** START Given data **
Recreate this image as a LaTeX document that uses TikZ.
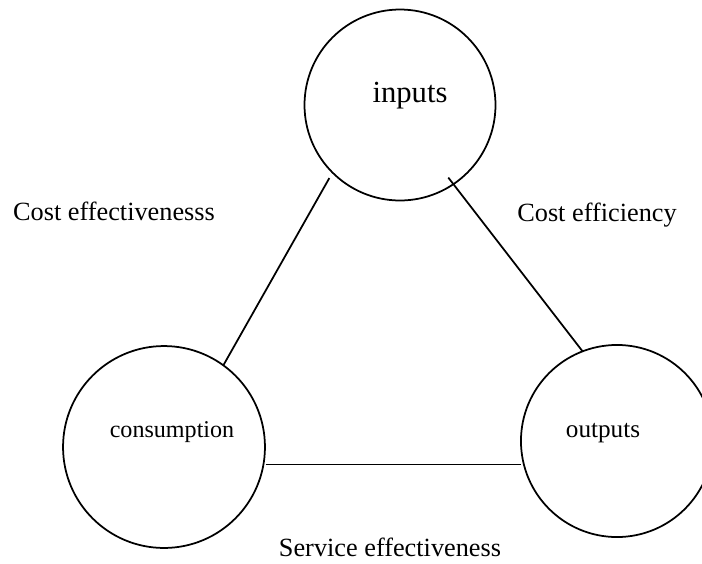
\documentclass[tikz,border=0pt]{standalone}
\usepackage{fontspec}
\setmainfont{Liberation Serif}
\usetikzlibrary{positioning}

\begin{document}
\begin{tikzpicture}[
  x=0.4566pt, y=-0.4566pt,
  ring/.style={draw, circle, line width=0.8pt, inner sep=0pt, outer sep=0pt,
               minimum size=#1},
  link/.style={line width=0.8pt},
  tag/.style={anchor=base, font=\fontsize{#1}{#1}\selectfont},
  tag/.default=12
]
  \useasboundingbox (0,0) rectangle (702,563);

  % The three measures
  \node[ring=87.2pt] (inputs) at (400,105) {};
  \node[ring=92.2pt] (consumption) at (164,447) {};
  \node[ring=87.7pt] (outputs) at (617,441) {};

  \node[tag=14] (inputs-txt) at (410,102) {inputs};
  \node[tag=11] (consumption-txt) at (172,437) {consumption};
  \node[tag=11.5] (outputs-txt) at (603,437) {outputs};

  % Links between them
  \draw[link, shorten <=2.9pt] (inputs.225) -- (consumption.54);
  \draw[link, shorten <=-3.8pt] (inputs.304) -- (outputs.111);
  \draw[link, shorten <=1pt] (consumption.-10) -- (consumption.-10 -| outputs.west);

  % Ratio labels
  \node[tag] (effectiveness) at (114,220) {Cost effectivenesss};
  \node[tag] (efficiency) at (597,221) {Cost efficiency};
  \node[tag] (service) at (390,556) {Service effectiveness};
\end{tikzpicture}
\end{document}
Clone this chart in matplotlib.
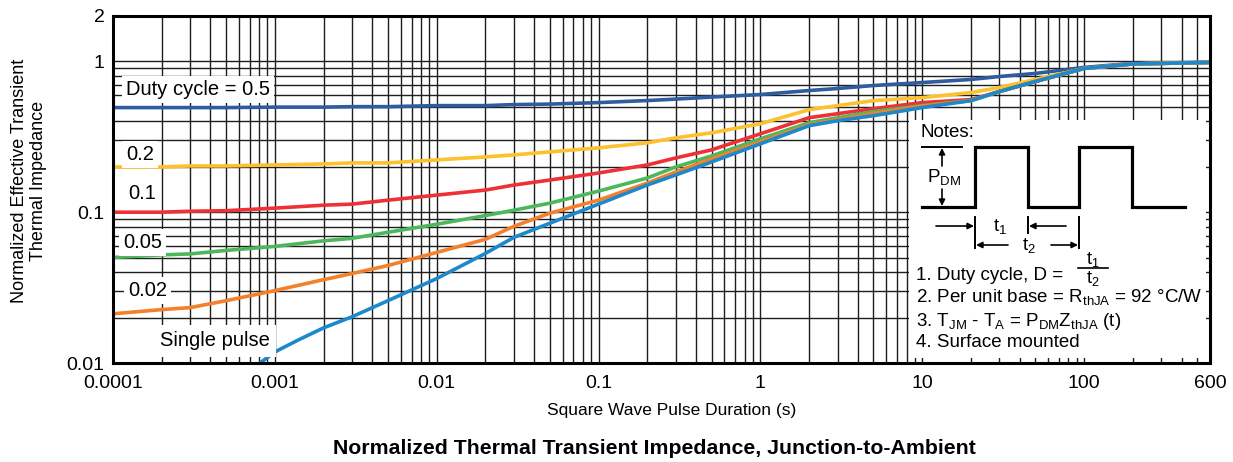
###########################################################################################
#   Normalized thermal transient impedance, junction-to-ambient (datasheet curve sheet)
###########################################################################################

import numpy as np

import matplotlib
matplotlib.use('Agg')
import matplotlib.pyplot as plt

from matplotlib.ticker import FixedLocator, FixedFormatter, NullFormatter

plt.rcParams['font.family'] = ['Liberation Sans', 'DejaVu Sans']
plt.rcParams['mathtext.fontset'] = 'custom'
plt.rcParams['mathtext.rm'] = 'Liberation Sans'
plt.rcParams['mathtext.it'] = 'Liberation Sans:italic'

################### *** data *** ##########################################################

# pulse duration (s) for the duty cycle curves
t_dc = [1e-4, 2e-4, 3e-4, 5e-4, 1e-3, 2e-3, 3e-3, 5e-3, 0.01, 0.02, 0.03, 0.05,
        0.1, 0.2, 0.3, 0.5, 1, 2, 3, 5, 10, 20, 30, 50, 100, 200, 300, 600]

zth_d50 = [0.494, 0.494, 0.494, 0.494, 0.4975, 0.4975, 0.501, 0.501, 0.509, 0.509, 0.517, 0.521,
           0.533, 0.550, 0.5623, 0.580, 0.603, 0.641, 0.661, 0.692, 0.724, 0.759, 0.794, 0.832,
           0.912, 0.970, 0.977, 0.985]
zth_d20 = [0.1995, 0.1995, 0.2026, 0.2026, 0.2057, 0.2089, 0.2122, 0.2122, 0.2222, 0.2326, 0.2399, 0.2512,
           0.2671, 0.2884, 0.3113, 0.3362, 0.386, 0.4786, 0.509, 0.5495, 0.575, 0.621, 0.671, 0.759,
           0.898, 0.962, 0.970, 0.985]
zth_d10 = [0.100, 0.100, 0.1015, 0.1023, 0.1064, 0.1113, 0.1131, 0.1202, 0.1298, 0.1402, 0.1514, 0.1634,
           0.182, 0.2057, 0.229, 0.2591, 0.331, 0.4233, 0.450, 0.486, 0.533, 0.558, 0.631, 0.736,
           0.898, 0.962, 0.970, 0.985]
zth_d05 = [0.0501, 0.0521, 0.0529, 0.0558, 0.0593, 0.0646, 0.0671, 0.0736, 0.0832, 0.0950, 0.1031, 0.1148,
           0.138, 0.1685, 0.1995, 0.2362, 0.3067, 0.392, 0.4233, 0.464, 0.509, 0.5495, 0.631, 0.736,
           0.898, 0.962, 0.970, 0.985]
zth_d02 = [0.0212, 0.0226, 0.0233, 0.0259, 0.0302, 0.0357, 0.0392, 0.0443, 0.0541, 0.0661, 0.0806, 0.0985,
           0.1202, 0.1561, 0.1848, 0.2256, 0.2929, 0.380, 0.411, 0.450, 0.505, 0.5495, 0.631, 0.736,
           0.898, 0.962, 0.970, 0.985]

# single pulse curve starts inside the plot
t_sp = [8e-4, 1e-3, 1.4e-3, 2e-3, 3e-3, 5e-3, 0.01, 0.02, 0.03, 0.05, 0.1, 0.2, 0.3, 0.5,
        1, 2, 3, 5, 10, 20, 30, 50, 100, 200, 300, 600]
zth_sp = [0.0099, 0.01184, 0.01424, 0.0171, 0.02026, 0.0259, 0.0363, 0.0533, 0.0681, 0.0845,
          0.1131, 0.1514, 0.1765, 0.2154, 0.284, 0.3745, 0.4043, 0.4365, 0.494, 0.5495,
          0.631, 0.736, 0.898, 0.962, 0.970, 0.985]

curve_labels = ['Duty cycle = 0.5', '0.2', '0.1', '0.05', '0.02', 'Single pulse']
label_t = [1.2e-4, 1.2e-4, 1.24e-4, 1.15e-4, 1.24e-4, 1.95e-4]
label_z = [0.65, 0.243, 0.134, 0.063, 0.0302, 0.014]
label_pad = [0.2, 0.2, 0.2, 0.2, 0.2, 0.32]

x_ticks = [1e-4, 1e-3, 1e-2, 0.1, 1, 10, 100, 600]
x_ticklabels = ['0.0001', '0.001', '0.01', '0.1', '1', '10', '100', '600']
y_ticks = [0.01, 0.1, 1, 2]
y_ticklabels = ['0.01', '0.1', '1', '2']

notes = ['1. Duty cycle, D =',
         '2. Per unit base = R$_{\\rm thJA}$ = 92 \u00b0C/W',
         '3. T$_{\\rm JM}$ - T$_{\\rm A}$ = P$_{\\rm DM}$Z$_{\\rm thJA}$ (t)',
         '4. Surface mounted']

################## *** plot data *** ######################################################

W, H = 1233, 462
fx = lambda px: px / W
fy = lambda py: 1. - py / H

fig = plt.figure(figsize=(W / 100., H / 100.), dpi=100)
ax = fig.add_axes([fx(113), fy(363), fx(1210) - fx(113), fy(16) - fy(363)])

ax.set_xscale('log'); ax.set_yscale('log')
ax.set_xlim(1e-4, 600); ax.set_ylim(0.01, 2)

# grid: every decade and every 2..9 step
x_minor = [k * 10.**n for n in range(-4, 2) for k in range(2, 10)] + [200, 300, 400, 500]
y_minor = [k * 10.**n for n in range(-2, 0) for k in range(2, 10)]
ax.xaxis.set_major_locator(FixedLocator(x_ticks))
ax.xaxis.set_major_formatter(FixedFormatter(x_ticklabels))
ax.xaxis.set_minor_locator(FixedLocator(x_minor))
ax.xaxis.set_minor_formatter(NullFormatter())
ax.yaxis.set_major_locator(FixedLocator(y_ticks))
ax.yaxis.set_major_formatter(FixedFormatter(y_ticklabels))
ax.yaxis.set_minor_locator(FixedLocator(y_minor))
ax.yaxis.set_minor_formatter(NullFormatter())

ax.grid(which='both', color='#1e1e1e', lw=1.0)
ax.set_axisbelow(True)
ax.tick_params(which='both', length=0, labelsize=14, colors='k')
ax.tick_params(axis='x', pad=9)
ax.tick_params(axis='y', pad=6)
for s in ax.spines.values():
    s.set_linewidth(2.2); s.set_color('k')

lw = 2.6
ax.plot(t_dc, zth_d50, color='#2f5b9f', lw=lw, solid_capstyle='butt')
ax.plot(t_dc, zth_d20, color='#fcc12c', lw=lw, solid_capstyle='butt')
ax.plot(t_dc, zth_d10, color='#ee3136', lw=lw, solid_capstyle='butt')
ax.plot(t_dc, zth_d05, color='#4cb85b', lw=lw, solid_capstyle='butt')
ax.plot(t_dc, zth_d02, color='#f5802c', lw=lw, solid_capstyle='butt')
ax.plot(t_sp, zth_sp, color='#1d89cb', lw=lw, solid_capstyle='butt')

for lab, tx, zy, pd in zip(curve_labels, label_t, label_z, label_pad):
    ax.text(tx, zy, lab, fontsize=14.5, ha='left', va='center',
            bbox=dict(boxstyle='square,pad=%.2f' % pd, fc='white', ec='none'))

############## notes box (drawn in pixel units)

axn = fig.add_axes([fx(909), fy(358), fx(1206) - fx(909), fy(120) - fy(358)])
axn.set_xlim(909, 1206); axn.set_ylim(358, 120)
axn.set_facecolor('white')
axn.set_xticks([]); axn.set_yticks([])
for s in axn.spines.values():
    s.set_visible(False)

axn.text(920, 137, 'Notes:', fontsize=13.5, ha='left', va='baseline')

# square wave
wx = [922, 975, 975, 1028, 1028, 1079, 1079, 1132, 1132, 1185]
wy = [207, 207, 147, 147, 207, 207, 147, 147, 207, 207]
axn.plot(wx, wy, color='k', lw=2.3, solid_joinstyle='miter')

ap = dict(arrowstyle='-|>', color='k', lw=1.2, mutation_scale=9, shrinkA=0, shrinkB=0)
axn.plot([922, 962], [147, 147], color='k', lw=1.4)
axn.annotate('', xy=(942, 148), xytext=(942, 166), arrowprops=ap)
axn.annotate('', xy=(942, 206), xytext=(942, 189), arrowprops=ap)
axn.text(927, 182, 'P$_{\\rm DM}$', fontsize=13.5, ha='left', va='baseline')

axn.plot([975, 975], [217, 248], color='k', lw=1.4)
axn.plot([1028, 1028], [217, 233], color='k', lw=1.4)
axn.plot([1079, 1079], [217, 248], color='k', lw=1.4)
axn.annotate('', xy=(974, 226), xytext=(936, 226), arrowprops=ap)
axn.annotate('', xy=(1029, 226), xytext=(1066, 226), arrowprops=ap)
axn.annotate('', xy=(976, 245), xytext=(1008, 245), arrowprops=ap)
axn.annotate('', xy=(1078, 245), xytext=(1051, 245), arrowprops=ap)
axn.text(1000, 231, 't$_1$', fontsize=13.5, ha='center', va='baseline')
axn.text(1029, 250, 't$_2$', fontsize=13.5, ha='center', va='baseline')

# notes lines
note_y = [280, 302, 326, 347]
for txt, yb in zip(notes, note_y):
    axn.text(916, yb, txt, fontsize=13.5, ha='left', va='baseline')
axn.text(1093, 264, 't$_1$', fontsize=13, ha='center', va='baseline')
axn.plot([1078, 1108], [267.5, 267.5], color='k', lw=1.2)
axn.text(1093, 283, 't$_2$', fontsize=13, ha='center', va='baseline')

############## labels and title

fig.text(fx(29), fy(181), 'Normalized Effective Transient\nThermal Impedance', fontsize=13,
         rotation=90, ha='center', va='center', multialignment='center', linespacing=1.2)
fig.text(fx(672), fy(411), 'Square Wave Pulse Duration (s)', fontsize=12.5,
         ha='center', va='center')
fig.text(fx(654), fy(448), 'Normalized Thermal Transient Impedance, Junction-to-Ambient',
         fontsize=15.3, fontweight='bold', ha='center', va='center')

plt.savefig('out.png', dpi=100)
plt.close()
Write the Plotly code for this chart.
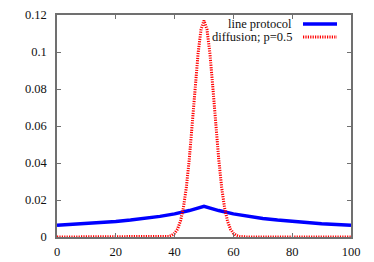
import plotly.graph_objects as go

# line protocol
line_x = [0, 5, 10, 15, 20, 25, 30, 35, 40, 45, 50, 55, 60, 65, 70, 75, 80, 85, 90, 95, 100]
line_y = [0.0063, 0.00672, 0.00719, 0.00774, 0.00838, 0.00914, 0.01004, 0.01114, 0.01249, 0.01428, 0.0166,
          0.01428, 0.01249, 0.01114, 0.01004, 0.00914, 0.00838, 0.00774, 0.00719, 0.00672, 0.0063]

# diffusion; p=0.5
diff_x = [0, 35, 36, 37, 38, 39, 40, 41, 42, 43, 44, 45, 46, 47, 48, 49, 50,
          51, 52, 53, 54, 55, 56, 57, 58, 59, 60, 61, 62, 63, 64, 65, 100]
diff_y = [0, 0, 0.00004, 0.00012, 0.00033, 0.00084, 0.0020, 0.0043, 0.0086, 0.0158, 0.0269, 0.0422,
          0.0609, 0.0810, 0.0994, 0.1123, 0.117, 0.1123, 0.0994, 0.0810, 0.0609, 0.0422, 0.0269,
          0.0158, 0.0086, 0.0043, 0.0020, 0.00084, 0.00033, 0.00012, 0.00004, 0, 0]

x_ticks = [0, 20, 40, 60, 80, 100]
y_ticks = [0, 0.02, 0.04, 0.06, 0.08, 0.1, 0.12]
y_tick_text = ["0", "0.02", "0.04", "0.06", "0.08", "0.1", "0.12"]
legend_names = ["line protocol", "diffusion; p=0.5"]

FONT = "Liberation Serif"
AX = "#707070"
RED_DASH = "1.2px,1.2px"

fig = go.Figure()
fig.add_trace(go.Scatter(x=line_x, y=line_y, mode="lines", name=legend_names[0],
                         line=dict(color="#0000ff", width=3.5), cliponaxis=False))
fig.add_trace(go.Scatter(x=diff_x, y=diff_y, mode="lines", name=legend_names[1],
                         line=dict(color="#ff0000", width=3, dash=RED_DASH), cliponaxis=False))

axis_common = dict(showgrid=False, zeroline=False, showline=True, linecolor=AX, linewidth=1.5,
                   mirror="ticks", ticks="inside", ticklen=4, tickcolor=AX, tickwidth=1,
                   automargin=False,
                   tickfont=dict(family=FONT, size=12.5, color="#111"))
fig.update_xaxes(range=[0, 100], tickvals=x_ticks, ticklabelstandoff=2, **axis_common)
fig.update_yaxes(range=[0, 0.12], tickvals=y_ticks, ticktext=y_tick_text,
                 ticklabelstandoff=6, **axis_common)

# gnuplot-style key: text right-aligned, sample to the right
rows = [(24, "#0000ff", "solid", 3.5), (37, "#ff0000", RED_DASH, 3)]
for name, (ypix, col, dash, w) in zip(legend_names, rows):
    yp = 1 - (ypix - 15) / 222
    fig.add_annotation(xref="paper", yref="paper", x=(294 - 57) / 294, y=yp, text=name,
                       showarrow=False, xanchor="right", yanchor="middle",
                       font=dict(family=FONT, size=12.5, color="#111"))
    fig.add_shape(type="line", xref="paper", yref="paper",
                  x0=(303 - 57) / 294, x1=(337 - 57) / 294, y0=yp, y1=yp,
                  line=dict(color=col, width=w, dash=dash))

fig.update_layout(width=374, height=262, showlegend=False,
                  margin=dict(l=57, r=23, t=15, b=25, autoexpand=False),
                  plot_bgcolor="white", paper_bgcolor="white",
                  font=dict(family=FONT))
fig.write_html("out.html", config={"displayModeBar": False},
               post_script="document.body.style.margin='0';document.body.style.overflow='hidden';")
** END Given data **
### Aim:
Take the stretch from the line containing "Clone this chart in matplotlib." through the line containing "import numpy as np" and reproduce it exactly, both ends included. Omit the pictures.

### Solved exercise:
Clone this chart in matplotlib.
###########################################################################################
#   Normalized thermal transient impedance, junction-to-ambient (datasheet curve sheet)
###########################################################################################

import numpy as np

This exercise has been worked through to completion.